Ya en Madero vi que la actividad era constante. Una de las yugulares de la Ciudad de México no podía dejar de estar inactiva y más con su infinidad de locales, muchos de ellos terrazas para jóvenes alcohólicos, “Godínez” y demás gente que siente la soledad de las masas, además de un sentimiento similar a estar muerto por dentro.
Pasando Bolívar noté que tres mujeres estaban sentadas en el piso. Nos acercamos a ellas y en el intercambio de palabras me dijeron que en el bar en el que estaban les habían robado sucartera y no tenían dinero para regresarse, así como estábamos mi amigo, las otras dos personas y yo. Seguí platicando con ellas hasta que faltaba media hora para que dieran las 5 y nos fuimos.
Camino a Metro Hidalgo pudimos ver prostitutas frente a Bellas Artes.
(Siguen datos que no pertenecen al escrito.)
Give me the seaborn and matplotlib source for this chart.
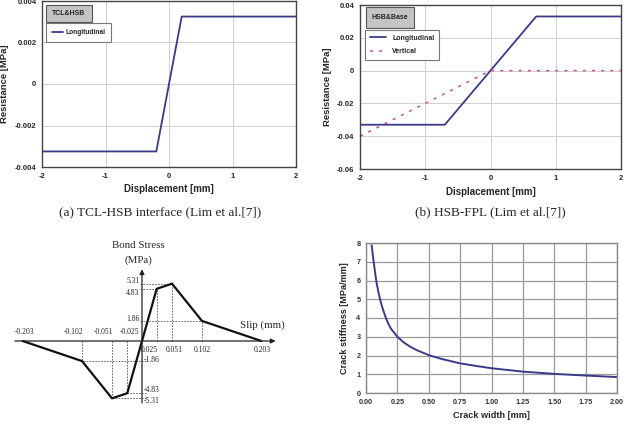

Era raro observar que todavía a esa hora estaban en turno. Era impresionante como, en tan poco tiempo, al menos dos de ellas se habían ido en sus respectivos taxis.
No fue hasta que llegamos al Metrobus que uno de los que nos acompañaban nos ofreció unos hot dogs de a 3×25. Era obvio que los aceptamos y platicando con el vendedor comentó que venía desde Indios Verdes, o un poco más lejos, y que se despertaba a las cuatro de la madrugada. Terminando mi desayuno decidí regresar, sumamente cansado, a mi casa.
Así es como pude comprobar que la Ciudad de México es una ciudad eternamente activa. Una ciudad sin sueño, como diría Federico García Lorca. Este monstruo que siempre está con insomnio esperando poder dormir.